▶ Set task
Output every line exactly as written. Leave out pictures.

▶ Stored rows
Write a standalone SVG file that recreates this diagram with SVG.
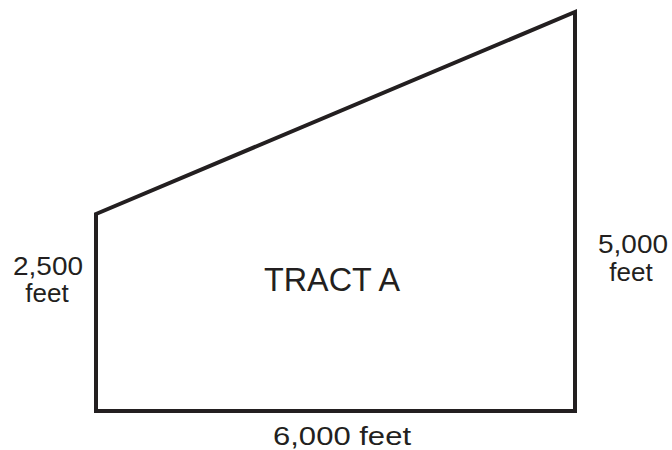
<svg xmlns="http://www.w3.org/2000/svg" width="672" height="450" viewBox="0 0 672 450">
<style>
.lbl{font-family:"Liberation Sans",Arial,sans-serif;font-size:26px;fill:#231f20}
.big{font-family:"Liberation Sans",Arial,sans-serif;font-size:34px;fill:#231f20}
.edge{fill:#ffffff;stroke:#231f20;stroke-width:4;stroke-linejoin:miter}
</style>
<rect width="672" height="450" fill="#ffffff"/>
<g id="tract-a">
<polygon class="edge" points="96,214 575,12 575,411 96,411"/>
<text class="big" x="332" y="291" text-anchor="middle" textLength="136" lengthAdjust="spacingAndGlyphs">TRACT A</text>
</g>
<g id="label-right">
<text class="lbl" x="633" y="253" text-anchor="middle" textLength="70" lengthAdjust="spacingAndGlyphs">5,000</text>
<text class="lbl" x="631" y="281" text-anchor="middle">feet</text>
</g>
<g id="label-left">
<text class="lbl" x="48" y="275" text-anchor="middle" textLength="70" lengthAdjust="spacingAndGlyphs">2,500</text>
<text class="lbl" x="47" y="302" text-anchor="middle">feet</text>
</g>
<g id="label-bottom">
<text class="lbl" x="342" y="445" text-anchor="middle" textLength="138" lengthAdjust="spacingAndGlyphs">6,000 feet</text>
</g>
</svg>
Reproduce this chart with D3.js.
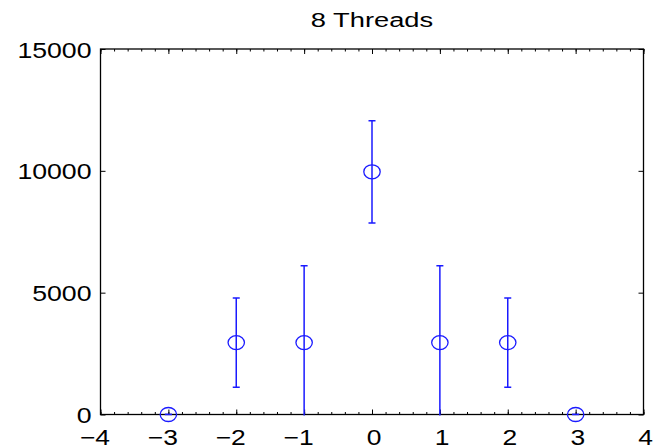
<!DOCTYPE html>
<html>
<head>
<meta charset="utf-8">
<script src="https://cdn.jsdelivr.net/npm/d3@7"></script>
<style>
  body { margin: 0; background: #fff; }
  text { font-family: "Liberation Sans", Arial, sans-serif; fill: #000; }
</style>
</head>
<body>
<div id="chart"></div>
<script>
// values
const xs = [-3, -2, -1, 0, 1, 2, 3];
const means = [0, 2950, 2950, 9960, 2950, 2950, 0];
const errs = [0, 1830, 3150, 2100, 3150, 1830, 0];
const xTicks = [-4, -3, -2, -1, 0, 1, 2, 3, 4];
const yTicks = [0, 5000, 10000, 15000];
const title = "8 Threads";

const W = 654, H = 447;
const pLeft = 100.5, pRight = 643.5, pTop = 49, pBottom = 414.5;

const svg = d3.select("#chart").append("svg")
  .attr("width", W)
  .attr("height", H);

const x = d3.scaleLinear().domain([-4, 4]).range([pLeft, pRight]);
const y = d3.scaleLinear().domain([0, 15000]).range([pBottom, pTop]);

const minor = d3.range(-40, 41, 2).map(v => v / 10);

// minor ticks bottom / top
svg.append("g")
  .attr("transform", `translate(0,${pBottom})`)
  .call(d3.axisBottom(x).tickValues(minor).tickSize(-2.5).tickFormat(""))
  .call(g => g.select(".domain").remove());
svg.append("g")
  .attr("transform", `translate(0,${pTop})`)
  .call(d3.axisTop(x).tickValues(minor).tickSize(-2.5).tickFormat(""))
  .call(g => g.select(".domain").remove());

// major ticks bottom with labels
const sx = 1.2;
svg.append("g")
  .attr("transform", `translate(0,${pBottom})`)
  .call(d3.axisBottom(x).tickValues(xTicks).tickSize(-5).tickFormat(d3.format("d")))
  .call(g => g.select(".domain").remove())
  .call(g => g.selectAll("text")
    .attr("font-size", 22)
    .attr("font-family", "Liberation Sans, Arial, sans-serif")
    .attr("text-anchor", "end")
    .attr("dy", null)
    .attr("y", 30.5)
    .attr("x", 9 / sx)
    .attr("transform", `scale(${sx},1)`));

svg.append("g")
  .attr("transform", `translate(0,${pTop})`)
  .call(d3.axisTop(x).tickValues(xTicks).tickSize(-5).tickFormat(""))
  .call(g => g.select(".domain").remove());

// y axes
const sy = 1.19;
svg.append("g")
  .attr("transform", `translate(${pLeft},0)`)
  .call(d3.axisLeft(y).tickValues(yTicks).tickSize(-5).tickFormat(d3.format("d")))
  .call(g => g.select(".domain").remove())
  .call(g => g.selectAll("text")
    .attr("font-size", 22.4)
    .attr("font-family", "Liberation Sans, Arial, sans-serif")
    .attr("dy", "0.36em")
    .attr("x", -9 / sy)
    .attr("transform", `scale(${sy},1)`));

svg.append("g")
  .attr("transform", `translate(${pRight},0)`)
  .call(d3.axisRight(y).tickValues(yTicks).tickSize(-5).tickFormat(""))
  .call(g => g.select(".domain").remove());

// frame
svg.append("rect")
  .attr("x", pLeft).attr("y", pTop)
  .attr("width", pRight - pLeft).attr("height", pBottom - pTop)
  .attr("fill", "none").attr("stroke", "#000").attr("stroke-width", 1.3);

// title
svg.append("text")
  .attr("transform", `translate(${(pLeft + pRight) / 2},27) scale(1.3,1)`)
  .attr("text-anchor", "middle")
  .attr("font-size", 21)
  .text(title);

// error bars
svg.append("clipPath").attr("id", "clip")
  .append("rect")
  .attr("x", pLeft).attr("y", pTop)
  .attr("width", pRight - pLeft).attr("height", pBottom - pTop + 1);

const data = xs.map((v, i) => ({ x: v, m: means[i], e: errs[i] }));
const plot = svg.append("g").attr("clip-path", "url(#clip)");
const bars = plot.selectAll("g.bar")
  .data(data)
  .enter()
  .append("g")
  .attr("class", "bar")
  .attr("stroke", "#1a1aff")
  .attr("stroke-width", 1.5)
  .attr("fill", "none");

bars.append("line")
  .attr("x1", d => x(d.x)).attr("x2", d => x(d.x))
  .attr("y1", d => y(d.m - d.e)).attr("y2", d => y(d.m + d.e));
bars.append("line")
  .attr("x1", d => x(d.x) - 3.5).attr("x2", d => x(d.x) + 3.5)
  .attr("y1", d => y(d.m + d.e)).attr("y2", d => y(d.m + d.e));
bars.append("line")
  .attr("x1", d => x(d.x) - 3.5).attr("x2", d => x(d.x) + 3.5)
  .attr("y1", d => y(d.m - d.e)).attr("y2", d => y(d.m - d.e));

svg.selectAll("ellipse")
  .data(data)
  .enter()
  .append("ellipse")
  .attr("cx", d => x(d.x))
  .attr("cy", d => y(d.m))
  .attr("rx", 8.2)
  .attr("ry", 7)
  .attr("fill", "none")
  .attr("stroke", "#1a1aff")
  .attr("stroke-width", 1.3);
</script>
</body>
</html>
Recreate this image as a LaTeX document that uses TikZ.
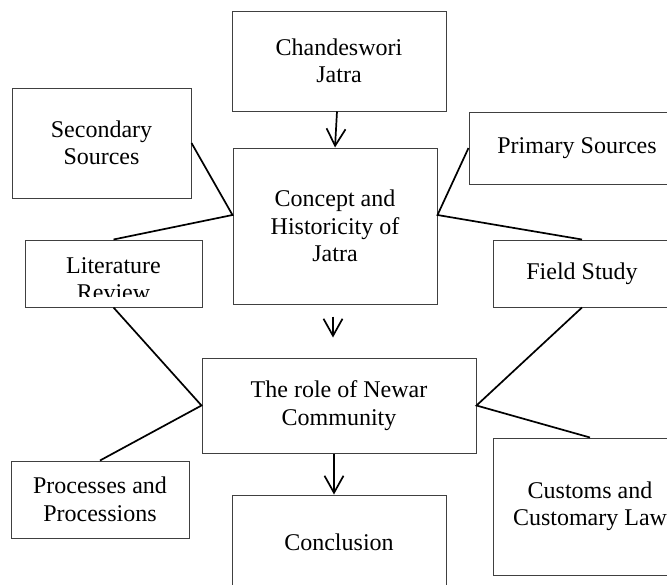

▶ Correct output
Write a standalone SVG file that recreates this diagram with SVG.
<svg xmlns="http://www.w3.org/2000/svg" width="672" height="450" viewBox="0 0 672 450">
<style>
.lbl{font-family:"Liberation Sans",Arial,sans-serif;font-size:26px;fill:#231f20}
.big{font-family:"Liberation Sans",Arial,sans-serif;font-size:34px;fill:#231f20}
.edge{fill:#ffffff;stroke:#231f20;stroke-width:4;stroke-linejoin:miter}
</style>
<rect width="672" height="450" fill="#ffffff"/>
<g id="tract-a">
<polygon class="edge" points="96,214 575,12 575,411 96,411"/>
<text class="big" x="332" y="291" text-anchor="middle" textLength="136" lengthAdjust="spacingAndGlyphs">TRACT A</text>
</g>
<g id="label-right">
<text class="lbl" x="633" y="253" text-anchor="middle" textLength="70" lengthAdjust="spacingAndGlyphs">5,000</text>
<text class="lbl" x="631" y="281" text-anchor="middle">feet</text>
</g>
<g id="label-left">
<text class="lbl" x="48" y="275" text-anchor="middle" textLength="70" lengthAdjust="spacingAndGlyphs">2,500</text>
<text class="lbl" x="47" y="302" text-anchor="middle">feet</text>
</g>
<g id="label-bottom">
<text class="lbl" x="342" y="445" text-anchor="middle" textLength="138" lengthAdjust="spacingAndGlyphs">6,000 feet</text>
</g>
</svg>
Reproduce this chart with D3.js.
<!DOCTYPE html>
<html>
<head>
<meta charset="utf-8">
<script src="https://cdn.jsdelivr.net/npm/d3@7"></script>
<style>
  body { margin: 0; background: #fff; }
  text { font-family: "Liberation Sans", Arial, sans-serif; fill: #000; }
</style>
</head>
<body>
<div id="chart"></div>
<script>
// values
const xs = [-3, -2, -1, 0, 1, 2, 3];
const means = [0, 2950, 2950, 9960, 2950, 2950, 0];
const errs = [0, 1830, 3150, 2100, 3150, 1830, 0];
const xTicks = [-4, -3, -2, -1, 0, 1, 2, 3, 4];
const yTicks = [0, 5000, 10000, 15000];
const title = "8 Threads";

const W = 654, H = 447;
const pLeft = 100.5, pRight = 643.5, pTop = 49, pBottom = 414.5;

const svg = d3.select("#chart").append("svg")
  .attr("width", W)
  .attr("height", H);

const x = d3.scaleLinear().domain([-4, 4]).range([pLeft, pRight]);
const y = d3.scaleLinear().domain([0, 15000]).range([pBottom, pTop]);

const minor = d3.range(-40, 41, 2).map(v => v / 10);

// minor ticks bottom / top
svg.append("g")
  .attr("transform", `translate(0,${pBottom})`)
  .call(d3.axisBottom(x).tickValues(minor).tickSize(-2.5).tickFormat(""))
  .call(g => g.select(".domain").remove());
svg.append("g")
  .attr("transform", `translate(0,${pTop})`)
  .call(d3.axisTop(x).tickValues(minor).tickSize(-2.5).tickFormat(""))
  .call(g => g.select(".domain").remove());

// major ticks bottom with labels
const sx = 1.2;
svg.append("g")
  .attr("transform", `translate(0,${pBottom})`)
  .call(d3.axisBottom(x).tickValues(xTicks).tickSize(-5).tickFormat(d3.format("d")))
  .call(g => g.select(".domain").remove())
  .call(g => g.selectAll("text")
    .attr("font-size", 22)
    .attr("font-family", "Liberation Sans, Arial, sans-serif")
    .attr("text-anchor", "end")
    .attr("dy", null)
    .attr("y", 30.5)
    .attr("x", 9 / sx)
    .attr("transform", `scale(${sx},1)`));

svg.append("g")
  .attr("transform", `translate(0,${pTop})`)
  .call(d3.axisTop(x).tickValues(xTicks).tickSize(-5).tickFormat(""))
  .call(g => g.select(".domain").remove());

// y axes
const sy = 1.19;
svg.append("g")
  .attr("transform", `translate(${pLeft},0)`)
  .call(d3.axisLeft(y).tickValues(yTicks).tickSize(-5).tickFormat(d3.format("d")))
  .call(g => g.select(".domain").remove())
  .call(g => g.selectAll("text")
    .attr("font-size", 22.4)
    .attr("font-family", "Liberation Sans, Arial, sans-serif")
    .attr("dy", "0.36em")
    .attr("x", -9 / sy)
    .attr("transform", `scale(${sy},1)`));

svg.append("g")
  .attr("transform", `translate(${pRight},0)`)
  .call(d3.axisRight(y).tickValues(yTicks).tickSize(-5).tickFormat(""))
  .call(g => g.select(".domain").remove());

// frame
svg.append("rect")
  .attr("x", pLeft).attr("y", pTop)
  .attr("width", pRight - pLeft).attr("height", pBottom - pTop)
  .attr("fill", "none").attr("stroke", "#000").attr("stroke-width", 1.3);

// title
svg.append("text")
  .attr("transform", `translate(${(pLeft + pRight) / 2},27) scale(1.3,1)`)
  .attr("text-anchor", "middle")
  .attr("font-size", 21)
  .text(title);

// error bars
svg.append("clipPath").attr("id", "clip")
  .append("rect")
  .attr("x", pLeft).attr("y", pTop)
  .attr("width", pRight - pLeft).attr("height", pBottom - pTop + 1);

const data = xs.map((v, i) => ({ x: v, m: means[i], e: errs[i] }));
const plot = svg.append("g").attr("clip-path", "url(#clip)");
const bars = plot.selectAll("g.bar")
  .data(data)
  .enter()
  .append("g")
  .attr("class", "bar")
  .attr("stroke", "#1a1aff")
  .attr("stroke-width", 1.5)
  .attr("fill", "none");

bars.append("line")
  .attr("x1", d => x(d.x)).attr("x2", d => x(d.x))
  .attr("y1", d => y(d.m - d.e)).attr("y2", d => y(d.m + d.e));
bars.append("line")
  .attr("x1", d => x(d.x) - 3.5).attr("x2", d => x(d.x) + 3.5)
  .attr("y1", d => y(d.m + d.e)).attr("y2", d => y(d.m + d.e));
bars.append("line")
  .attr("x1", d => x(d.x) - 3.5).attr("x2", d => x(d.x) + 3.5)
  .attr("y1", d => y(d.m - d.e)).attr("y2", d => y(d.m - d.e));

svg.selectAll("ellipse")
  .data(data)
  .enter()
  .append("ellipse")
  .attr("cx", d => x(d.x))
  .attr("cy", d => y(d.m))
  .attr("rx", 8.2)
  .attr("ry", 7)
  .attr("fill", "none")
  .attr("stroke", "#1a1aff")
  .attr("stroke-width", 1.3);
</script>
</body>
</html>
Recreate this image as a LaTeX document that uses TikZ.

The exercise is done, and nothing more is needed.